Trade idea: Sell on a break below $2.67, with a stop at $2.81.
WTI crude closed at $98.30, just below an intraday peak of $98.85. The price action is described as showing resistance around the $98 to $100 area, supported by an upper wick. Although the descending channel has been broken, the article notes that WTI is still finding it difficult to move above its 200-day moving average.
A Fibonacci retracement from $115 to $70 points to the 0.618 level aligning with current resistance near $98. The RSI is at 55, suggesting some momentum but not enough to be described as strongly bullish.

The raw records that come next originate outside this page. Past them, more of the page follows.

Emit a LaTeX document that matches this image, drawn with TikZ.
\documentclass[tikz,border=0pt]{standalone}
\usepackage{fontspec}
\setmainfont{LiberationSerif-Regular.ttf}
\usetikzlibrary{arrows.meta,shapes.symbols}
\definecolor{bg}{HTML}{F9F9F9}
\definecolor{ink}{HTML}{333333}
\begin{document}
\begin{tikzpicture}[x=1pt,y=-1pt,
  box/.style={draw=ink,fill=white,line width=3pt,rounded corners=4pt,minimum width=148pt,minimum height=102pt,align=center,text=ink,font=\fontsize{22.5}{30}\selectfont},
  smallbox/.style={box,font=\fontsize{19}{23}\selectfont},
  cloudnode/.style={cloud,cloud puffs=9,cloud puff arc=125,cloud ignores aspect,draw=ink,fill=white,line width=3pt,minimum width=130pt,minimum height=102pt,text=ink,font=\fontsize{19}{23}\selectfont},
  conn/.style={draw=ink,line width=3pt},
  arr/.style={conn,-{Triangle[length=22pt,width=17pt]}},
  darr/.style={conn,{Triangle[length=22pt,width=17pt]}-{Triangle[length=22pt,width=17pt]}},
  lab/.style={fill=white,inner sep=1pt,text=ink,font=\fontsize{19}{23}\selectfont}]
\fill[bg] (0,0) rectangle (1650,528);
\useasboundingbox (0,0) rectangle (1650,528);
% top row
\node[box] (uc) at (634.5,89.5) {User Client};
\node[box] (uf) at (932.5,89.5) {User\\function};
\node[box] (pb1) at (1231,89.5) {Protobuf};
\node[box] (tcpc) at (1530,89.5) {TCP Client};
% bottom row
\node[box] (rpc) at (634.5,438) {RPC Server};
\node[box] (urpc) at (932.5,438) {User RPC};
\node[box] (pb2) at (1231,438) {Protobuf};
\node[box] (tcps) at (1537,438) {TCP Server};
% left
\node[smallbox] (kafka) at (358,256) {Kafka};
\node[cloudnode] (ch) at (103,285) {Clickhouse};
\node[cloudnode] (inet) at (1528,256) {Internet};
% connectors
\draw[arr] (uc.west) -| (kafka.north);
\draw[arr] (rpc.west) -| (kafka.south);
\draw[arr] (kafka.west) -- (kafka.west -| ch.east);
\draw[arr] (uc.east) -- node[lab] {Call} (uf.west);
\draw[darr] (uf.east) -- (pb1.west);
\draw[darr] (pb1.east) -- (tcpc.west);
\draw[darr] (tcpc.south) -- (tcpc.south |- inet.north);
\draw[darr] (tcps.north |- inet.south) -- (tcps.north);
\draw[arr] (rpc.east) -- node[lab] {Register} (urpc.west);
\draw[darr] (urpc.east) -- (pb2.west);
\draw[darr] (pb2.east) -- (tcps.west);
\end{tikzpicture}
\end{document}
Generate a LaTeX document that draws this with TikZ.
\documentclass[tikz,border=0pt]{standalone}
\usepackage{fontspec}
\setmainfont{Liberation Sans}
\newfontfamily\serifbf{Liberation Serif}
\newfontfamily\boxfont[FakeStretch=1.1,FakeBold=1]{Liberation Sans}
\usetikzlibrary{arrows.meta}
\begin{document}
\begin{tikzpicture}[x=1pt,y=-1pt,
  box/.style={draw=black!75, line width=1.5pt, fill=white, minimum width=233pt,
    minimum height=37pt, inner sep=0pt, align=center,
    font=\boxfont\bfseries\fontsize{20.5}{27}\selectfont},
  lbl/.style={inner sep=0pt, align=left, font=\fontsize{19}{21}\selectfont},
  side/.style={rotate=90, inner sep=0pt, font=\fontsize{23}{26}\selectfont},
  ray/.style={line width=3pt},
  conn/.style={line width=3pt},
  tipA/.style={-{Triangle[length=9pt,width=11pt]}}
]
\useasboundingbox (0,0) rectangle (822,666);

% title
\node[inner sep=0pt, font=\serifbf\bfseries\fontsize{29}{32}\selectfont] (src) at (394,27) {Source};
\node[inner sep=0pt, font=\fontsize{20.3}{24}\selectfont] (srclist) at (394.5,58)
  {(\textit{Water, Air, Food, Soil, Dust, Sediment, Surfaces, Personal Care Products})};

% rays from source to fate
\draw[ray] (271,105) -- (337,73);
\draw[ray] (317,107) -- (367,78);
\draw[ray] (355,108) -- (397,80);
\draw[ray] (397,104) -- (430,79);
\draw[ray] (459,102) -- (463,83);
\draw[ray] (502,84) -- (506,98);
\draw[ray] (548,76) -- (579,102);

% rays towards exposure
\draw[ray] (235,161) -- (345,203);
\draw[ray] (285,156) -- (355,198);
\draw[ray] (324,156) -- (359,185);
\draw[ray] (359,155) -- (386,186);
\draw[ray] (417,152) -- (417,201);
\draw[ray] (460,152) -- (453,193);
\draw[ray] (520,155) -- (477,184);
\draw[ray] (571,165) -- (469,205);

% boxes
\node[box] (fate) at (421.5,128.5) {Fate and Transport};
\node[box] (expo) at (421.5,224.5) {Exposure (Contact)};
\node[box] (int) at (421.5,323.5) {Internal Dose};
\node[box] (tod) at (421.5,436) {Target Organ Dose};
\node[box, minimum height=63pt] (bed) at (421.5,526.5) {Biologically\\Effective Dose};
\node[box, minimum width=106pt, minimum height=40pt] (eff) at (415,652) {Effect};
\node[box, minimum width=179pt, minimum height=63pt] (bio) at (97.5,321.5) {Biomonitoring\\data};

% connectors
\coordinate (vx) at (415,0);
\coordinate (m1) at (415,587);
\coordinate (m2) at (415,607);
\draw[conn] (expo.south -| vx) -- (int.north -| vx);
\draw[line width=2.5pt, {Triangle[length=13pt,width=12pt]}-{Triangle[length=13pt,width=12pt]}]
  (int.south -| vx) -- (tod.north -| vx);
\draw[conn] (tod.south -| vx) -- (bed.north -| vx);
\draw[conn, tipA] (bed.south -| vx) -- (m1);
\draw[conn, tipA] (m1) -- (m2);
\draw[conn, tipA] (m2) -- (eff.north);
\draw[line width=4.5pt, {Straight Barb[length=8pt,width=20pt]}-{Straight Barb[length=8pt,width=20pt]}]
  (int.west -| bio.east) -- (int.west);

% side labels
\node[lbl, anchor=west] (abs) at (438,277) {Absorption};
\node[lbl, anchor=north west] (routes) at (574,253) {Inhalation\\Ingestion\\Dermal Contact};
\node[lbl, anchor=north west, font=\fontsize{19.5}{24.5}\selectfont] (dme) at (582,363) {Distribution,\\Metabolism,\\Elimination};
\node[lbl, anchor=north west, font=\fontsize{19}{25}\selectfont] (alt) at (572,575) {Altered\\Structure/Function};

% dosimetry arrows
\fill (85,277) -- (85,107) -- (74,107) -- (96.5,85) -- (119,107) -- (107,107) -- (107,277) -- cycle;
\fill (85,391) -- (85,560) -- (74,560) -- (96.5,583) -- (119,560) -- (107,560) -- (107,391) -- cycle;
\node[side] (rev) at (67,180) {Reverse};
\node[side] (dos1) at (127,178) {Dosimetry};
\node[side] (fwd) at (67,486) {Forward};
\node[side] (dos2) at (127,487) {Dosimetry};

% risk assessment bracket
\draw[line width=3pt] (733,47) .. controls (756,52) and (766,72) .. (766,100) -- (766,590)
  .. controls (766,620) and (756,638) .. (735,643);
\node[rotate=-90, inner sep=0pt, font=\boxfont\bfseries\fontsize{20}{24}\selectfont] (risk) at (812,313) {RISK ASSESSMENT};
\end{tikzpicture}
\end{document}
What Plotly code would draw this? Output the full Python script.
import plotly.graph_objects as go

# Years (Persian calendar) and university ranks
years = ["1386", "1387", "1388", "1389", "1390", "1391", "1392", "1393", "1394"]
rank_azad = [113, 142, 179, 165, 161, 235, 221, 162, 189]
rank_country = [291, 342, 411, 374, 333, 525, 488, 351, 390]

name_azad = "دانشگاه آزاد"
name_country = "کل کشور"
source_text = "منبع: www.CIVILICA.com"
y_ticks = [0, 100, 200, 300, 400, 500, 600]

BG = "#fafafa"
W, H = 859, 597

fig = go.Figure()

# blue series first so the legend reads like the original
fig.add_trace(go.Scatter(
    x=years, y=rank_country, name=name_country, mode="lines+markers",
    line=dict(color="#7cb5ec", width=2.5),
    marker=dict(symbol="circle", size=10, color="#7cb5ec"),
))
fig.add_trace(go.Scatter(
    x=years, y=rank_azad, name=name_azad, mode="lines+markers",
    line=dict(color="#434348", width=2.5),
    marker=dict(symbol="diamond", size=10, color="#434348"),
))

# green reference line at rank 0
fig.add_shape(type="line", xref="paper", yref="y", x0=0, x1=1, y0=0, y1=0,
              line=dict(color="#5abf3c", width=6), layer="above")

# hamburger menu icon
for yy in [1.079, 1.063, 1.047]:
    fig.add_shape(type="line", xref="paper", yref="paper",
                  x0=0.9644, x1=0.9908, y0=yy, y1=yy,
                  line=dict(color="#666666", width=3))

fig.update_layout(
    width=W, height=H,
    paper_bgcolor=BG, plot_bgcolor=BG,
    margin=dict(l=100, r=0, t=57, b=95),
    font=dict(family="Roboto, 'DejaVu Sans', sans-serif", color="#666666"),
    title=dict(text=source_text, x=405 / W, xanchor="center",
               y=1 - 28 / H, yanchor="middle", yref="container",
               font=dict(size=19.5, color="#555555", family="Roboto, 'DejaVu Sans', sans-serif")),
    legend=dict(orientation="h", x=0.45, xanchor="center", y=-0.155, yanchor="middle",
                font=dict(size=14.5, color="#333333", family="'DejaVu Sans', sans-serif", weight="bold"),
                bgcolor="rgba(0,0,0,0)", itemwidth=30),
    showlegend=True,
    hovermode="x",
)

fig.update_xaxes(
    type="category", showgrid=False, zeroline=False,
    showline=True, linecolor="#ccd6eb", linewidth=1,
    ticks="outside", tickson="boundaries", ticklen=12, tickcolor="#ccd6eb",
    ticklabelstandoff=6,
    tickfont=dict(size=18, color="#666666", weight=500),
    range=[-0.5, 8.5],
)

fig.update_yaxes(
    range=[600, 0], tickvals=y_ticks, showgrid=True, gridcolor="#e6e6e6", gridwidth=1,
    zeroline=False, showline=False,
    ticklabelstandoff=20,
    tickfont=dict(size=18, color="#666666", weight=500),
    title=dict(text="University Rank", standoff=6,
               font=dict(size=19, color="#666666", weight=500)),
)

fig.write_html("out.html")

Support is cited at $95.38, and a break above $100.68 is described as opening the door to $105.75.
Trade idea: Buy only if the daily close stays above $100, with a stop at $95.30.
Brent crude is trading at $103.72, positioned between $99.51 and $107.28. The article describes the chart as indecisive, with small candlestick bodies and a symmetrical triangle pattern, implying that a breakout confirmation is awaited. The RSI is at 48, indicating limited momentum in either direction.
Volatility is expected to rise as the trendlines converge near $104. A Fibonacci retracement from a high of $111.58 to a low of $92 is cited as placing $103 at the equilibrium level. The article notes that a close above $107.28 and $111.58 would shift focus higher, while a breakdown below $99.51 could raise the possibility of a move toward $96.00.
Trade idea: Sell if price breaks down under $99.50, with a stop at $103.80.